El Museo de la Cuidad es un viaje al pasado de la propia metrópolis, y el MOMA un periplo inigualable por el arte universal que se hizo en los últimos doscientos años.

Y resultó ser que el Toro de Wall Street fue desplazado al límite sur de la avenida Broadway, y que la niña-estatua sigue contemplando con broncíneo asombro a la Bolsa en que se transan las finanzas del planeta, y que ese edificio del Comercio no está precisamente en la calle “Wall street”, sino a unos metros, en Broad street, y que lo que sí está sobre Wall street es otro imponente edificio clásico, el Federal Hall, donde juró el general George Washington en 1789 como primer presidente de la nueva República (antes, en tanto General en Jefe del ejército revolucionario, Washington había tomado Nueva York de manos de los ingleses en 1783, a siete años de iniciada la Guerra de la Independencia).
En la angosta calle John street del Downtown me llamó la atención una pequeña placa que contaba la historia de quien le dio nombre a esa vía: se trataba de un tal John Harpending, un curtidor de cueros poseedor de algunas tierras que supo donar a la iglesia protestante de la misma calle. Decía también la placa que la “street” apareció por primera vez en los mapas en 1699, 90 años después de la llegada de Henry Hudson, y 90 años antes de que Washington fuese investido, a pocas cuadras de distancia, como el primer presidente de Estados Unidos.

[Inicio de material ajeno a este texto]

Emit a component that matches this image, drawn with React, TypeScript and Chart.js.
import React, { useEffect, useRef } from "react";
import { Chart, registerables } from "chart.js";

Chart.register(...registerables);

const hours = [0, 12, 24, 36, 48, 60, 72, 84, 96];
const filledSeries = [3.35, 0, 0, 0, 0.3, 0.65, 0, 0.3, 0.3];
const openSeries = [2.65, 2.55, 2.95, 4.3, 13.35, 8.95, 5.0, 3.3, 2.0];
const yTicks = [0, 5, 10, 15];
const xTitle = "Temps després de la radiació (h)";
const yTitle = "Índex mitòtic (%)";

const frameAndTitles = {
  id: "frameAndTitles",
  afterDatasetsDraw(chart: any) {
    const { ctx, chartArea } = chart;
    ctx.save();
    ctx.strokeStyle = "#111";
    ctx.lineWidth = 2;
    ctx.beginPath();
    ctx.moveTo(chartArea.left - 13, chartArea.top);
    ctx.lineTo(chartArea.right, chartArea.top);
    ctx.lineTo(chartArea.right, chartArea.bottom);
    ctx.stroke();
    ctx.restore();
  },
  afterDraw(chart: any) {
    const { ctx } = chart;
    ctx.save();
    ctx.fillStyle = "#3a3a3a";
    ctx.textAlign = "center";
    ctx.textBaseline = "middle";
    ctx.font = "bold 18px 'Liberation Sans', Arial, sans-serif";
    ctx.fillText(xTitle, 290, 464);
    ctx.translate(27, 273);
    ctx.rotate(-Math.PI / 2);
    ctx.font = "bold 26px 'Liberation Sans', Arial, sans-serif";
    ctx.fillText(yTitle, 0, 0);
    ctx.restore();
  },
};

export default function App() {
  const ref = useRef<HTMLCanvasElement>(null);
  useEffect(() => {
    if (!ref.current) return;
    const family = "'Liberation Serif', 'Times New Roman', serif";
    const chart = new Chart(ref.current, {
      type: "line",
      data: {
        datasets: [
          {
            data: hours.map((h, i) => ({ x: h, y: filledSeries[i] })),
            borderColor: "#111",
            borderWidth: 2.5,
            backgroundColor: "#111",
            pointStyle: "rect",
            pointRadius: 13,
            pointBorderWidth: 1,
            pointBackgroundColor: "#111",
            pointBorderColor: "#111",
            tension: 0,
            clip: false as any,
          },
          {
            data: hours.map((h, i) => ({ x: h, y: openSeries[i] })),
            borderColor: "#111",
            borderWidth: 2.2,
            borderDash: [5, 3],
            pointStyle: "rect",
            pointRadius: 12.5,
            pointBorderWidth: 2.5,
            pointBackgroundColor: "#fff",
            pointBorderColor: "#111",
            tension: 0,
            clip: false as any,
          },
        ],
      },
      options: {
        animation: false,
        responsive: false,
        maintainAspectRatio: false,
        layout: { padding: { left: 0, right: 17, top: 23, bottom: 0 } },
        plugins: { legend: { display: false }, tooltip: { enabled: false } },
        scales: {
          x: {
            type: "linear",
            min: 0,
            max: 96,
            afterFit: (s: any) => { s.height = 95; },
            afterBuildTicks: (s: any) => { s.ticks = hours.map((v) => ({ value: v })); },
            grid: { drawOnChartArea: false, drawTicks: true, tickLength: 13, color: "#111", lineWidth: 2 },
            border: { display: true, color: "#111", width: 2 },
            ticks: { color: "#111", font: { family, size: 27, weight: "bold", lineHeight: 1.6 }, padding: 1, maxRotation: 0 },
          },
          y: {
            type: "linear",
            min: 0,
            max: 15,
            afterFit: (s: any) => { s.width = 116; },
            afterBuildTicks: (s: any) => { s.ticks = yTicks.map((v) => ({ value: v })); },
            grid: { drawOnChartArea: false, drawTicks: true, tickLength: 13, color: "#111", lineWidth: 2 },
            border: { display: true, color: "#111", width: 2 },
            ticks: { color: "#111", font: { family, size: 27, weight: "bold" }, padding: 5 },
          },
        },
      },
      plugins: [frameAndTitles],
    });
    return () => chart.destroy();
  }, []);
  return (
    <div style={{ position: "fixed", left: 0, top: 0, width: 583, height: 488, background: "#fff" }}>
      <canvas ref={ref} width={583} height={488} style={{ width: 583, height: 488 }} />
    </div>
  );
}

Las interminables recorridas me llevaron además al Greenwich Village y a su Caffe Reggio (donde sí se puede tomar un buen café), a los inigualables ñoquis en Little Italy y al Soho donde descubrí un rincón de alquimistas y un anexo del MOMA dedicado al diseño; al inolvidable sándwich de pastrón del más que centenario bodegón judío “Katz” en el East Side, a la Nueva York de los años ’30 que vive en el Empire State, a las banderas de las Naciones Unidas (frente a Trump Tower y a la vuelta de la central mundial del Laboratorio Pfizer), y a los laberínticos senderos de aire puro y ardillas del Central Park, donde la Alicia de las Maravillas convive con Strawberry Fields, la hectárea que homenajea a John Lennon, donde un oportuno guitarrista entonaba “Penny Lane”.

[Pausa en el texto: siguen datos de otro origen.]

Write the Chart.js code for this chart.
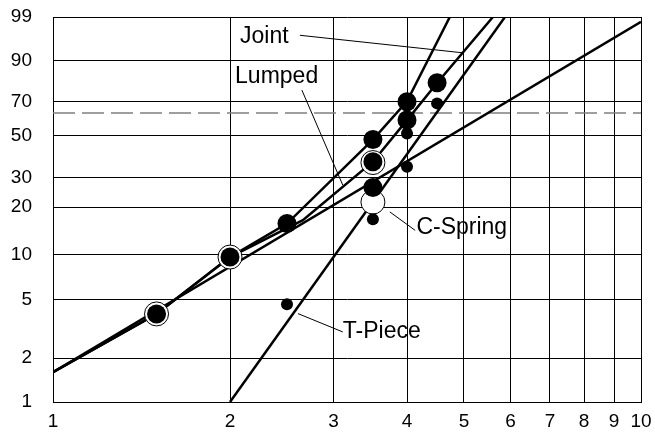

El Memorial del 11 de septiembre es conmovedor por muchas razones: lo es por los rectángulos vacíos que marcan lo que fueron las Torres Gemelas (a las que yo había subido de noche en 1994, y de día en 1996), lo es porque se palpita allí la tragedia de quienes perecieron en la jornada aciaga (“Nunca jamás serás borrado de la memoria del tiempo” reza en su homenaje una cita de Virgilio dentro del Memorial), y lo es, también, porque todo el extraordinario complejo monumental que allí se erigió nos recuerda la pasmosa fragilidad, así como la dimensión de incomunicación irreductible que nos habita como humanos.

Sobre la plaza central del Rockefeller Center parece volar una llamativa estatua dorada de Prometeo
. “Maestro de las artes; trajo el fuego que mostró a los mortales el medio y los fines…”, explica una placa cerca de la áurea escultura. Mientras observaba en el centro de New York City esa llama de los dioses que nos convirtió en humanos, tomé conciencia de que -salvo el fuego- nada es eterno, y me pregunté adónde iría a parar la antorcha el día en que el sitio donde me encontraba dejase de ser el centro del mundo.

En la ciudad universal, la última cena fue con teriyaky en un pequeñísimo local japonés del Downtown llamado Kuu Ramen, y para el traslado al aeropuerto John F. Kennedy me tocó en suerte una taxista musulmana, a la que no llegué a preguntarle sobre su país de procedencia.